The court observed that the plaintiff had alleged that “[g]lyphosate has been shown to cause liver disease in rats at levels far lower than is allowed by the EPA, and that the amount of glyphosate in the [dog food] exceeds that low level,” but provided no further information about the level actually present.  Id. at *11, n.1 (internal quotation marks omitted).  Thus, the court found that the complaint did not allege facts supporting an inference that there was a material amount of glyphosate in the products.  Id. at *11.  The court explained that “[t]he presence of negligible amounts of glyphosate in a dog food product that do not have harmful, ‘toxic,’ or ‘carcinogenic’ effects is not likely to affect consumers’ decisions in purchasing the product and is thus not material.”   Id.

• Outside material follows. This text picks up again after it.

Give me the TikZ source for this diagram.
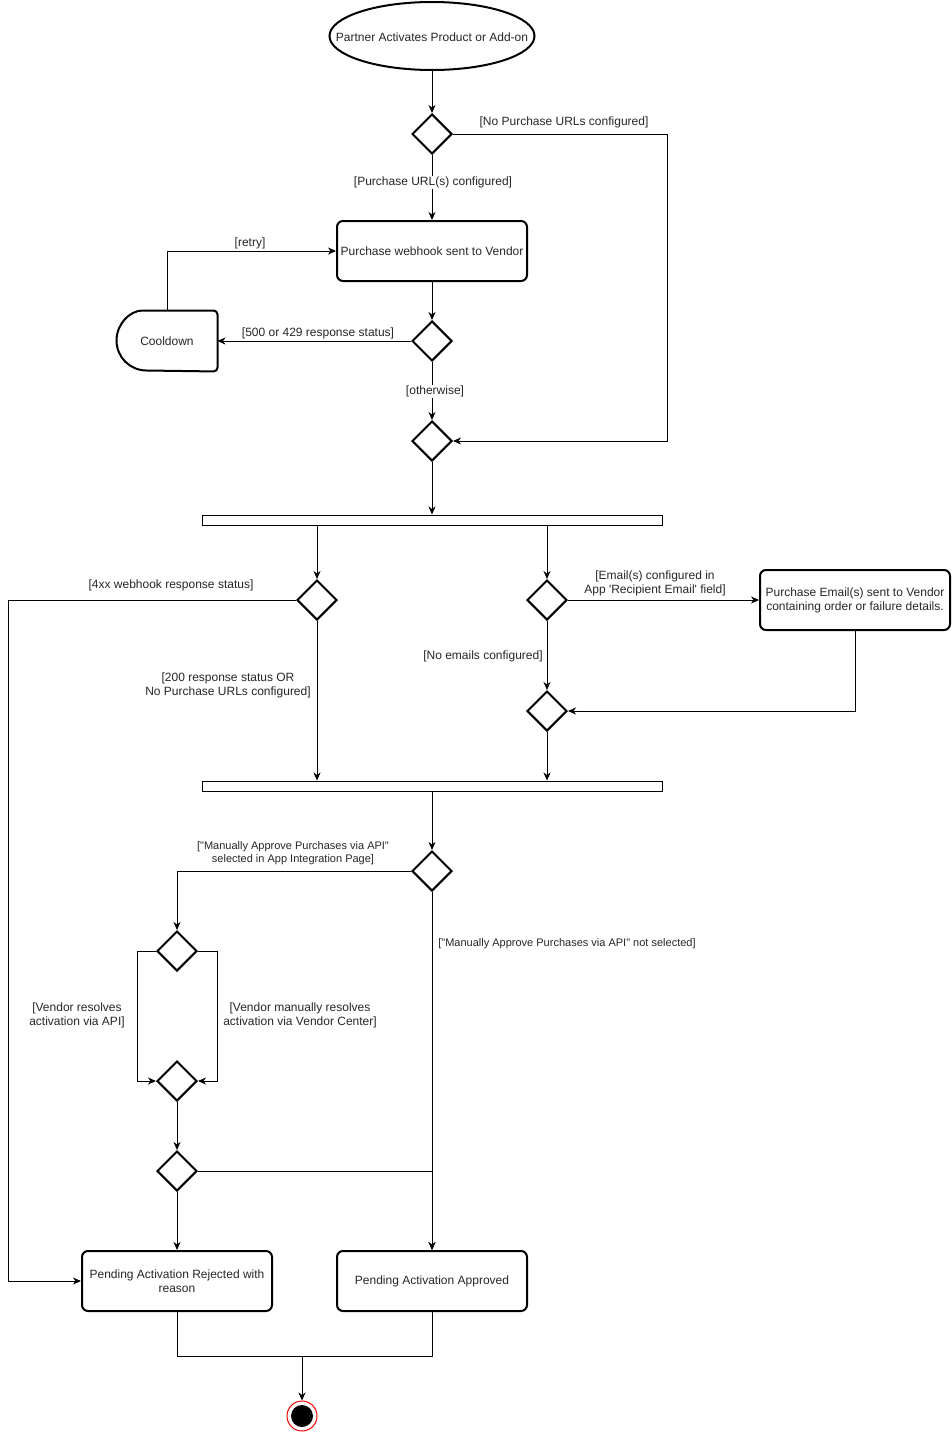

Courts nationwide have dismissed similar challenges premised on the presence of an undesired harmful ingredient that fail to specify the amount actually present in the product and/or the amount that would need to be present to render the product’s labeling statements untrue.  Whether analyzed through the rubric of materiality or Rule 9(b)’s requirement that fraud-based claims be pleaded with particularity, court have found that consumers do not state a claim for relief without including this detail.

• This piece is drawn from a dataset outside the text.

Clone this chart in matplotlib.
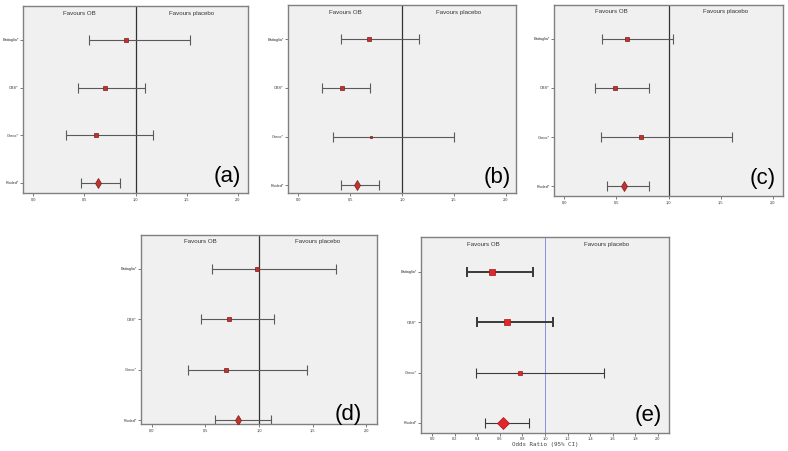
import matplotlib
matplotlib.use("Agg")
import matplotlib.pyplot as plt

plt.rcParams["font.family"] = ["Liberation Sans", "DejaVu Sans"]

STUDIES = ["Battaglia*", "OBS*", "Greco*", "Pooled*"]
PANELS = ["(a)", "(b)", "(c)", "(d)", "(e)"]

# odds ratio and 95% CI per panel, rows in STUDIES order
OR_A = [0.91, 0.70, 0.61, 0.63]
LO_A = [0.55, 0.44, 0.32, 0.47]
HI_A = [1.53, 1.09, 1.17, 0.85]

OR_B = [0.68, 0.42, 0.70, 0.57]
LO_B = [0.41, 0.23, 0.33, 0.41]
HI_B = [1.16, 0.69, 1.50, 0.78]

OR_C = [0.60, 0.49, 0.74, 0.57]
LO_C = [0.36, 0.29, 0.35, 0.41]
HI_C = [1.04, 0.81, 1.61, 0.81]

OR_D = [0.98, 0.72, 0.69, 0.80]
LO_D = [0.56, 0.46, 0.34, 0.59]
HI_D = [1.72, 1.14, 1.45, 1.11]

OR_E = [0.53, 0.66, 0.78, 0.63]
LO_E = [0.31, 0.40, 0.39, 0.47]
HI_E = [0.89, 1.07, 1.52, 0.86]

TICKS_AD = [0.0, 0.5, 1.0, 1.5, 2.0]
TICKS_E = [0.0, 0.2, 0.4, 0.6, 0.8, 1.0, 1.2, 1.4, 1.6, 1.8, 2.0]

DATA = [
    (OR_A, LO_A, HI_A),
    (OR_B, LO_B, HI_B),
    (OR_C, LO_C, HI_C),
    (OR_D, LO_D, HI_D),
    (OR_E, LO_E, HI_E),
]

# layout / style (pixels of a 788x451 canvas)
W, H = 788, 451
RECTS = [
    (23, 6, 248, 193),
    (288, 5, 516, 193),
    (554, 5, 783, 196),
    (141, 235, 377, 424),
    (421, 237, 669, 433),
]
YLIMS = [(-0.21, 3.71), (-0.16, 3.70), (-0.20, 3.69), (-0.07, 3.67), (-0.20, 3.69)]
LABEL_POS = [(0.91, 0.086), (0.917, 0.085), (0.91, 0.094), (0.877, 0.05), (0.915, 0.087)]
SIZES = [
    [2.6, 3.4, 2.2, 4.8],
    [2.9, 3.4, 1.7, 4.8],
    [2.9, 3.4, 2.4, 4.8],
    [2.9, 3.4, 2.6, 4.8],
    [4.3, 3.8, 2.6, 6.0],
]

fig = plt.figure(figsize=(W / 100, H / 100), dpi=100)

for k, (est, lo, hi) in enumerate(DATA):
    l, t, r, b = RECTS[k]
    ax = fig.add_axes([l / W, 1 - b / H, (r - l) / W, (b - t) / H])
    ax.set_facecolor("#f0f0f0")
    is_e = k == 4
    for s in ax.spines.values():
        s.set_color("#808080")
        s.set_linewidth(1.0)

    rows = [3, 2, 1, 0]
    for i, y in enumerate(rows):
        if is_e:
            lw = 1.4 if i < 2 else 0.8
            ecol = "#3a3a3a"
            face, edge = "#e3262b", "#a01818"
        else:
            lw = 0.8
            ecol = "#5a5a5a"
            face, edge = "#c0332e", "#7a1a1a"
        ax.errorbar([est[i]], [y], xerr=[[est[i] - lo[i]], [hi[i] - est[i]]],
                    fmt="none", ecolor=ecol, elinewidth=lw, capsize=3.6 if is_e else 3.3,
                    capthick=lw, zorder=2)
        if i == 3:
            marker = "D" if is_e else "d"
        else:
            marker = "s"
        ax.plot([est[i]], [y], marker=marker, ms=SIZES[k][i], mfc=face, mec=edge,
                mew=0.5, ls="none", zorder=3)

    ax.axvline(1.0, color="#8c8ce6" if is_e else "#333333",
               lw=0.7 if is_e else 0.9, zorder=1)

    ax.set_xlim(-0.1, 2.1)
    ax.set_ylim(*YLIMS[k])
    ax.set_yticks(rows)
    ax.set_yticklabels(STUDIES)
    if is_e:
        ax.set_xticks(TICKS_E)
        ax.set_xticklabels([f"{v:.1f}" for v in TICKS_E])
        ax.set_xlabel("Odds Ratio (95% CI)", fontsize=4.2, labelpad=0.5,
                      family="DejaVu Sans Mono", color="#444444")
    else:
        ax.set_xticks(TICKS_AD)
        ax.set_xticklabels([f"{v:.1f}".replace(".", ",") for v in TICKS_AD])
    ax.tick_params(axis="both", length=2, width=0.6, color="#666666",
                   labelsize=2.8, pad=1, labelcolor="#333333")

    ax.text(0.45, 3.55, "Favours OB", ha="center", va="center", fontsize=4.4, color="#333333")
    ax.text(1.55, 3.55, "Favours placebo", ha="center", va="center", fontsize=4.4, color="#333333")

    ax.text(*LABEL_POS[k], PANELS[k], transform=ax.transAxes, ha="center", va="center",
            fontsize=16, color="black")

fig.savefig("out.png", dpi=100)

For example, In 2017, a California federal court dismissed claims based on the alleged presence of excessive added sugar because the plaintiffs did not “allege the amount of added sugar for each product and that the specific amount of added sugar for each product is unhealthy.”  Hadley v. Kellogg Sales Co., 243 F. Supp. 3d 1074, 1092 (N.D. Cal. 2017).  Another complaint in California federal court was dismissed “because it [did] not allege a level of hexavalent chromium”—an allegedly dangerous chemical—“in [a dietary supplement] that materially changes its safety profile from safe to unsafe.”  Arroyo v. Chattem, Inc., 926 F. Supp. 2d 1070, 1079 (N.D. Cal. 2012).  And a New Jersey federal court dismissed a case alleging that L’Oreal’s lipstick contained lead because plaintiffs had “provided no authoritative evidence that the lead levels in Defendants’ lipstick products constitute a dangerous amount or is [sic] in some way prohibited.”  Koronthaly v. L’Oreal USA, Inc., 2008 U.S. Dist. LEXIS 86419, at *11 (D.N.J. Oct. 23, 2008), aff’d, 374 F. App’x 257 (3rd Cir. 2010).

Conclusion

Plaintiffs’ lawyers show no signs of abandoning sensationalistic false advertising suits based on allegedly harmful ingredients, believing the optics of their allegations—no matter how far-fetched—can be sufficiently damaging to force manufacturers to settle.  As some have suggested, it may be just a matter of time before we see a class-action complaint attacking a product for containing “dihydrogen monoxide—a substance that’s a major component of acid rain, that is known to corrode and oxidize metals and that can be fatal if inhaled.”  (That deadly chemical is also called water.)  But courts have not been particularly receptive to such pseudoscientific grandstanding.  For defendants hit with these “harmful ingredient” suits, taking an aggressive posture and moving to dismiss could prove worthwhile. 

DISCLAIMER: Because of the generality of this update, the information provided herein may not be applicable in all situations and should not be acted upon without specific legal advice based on particular situations.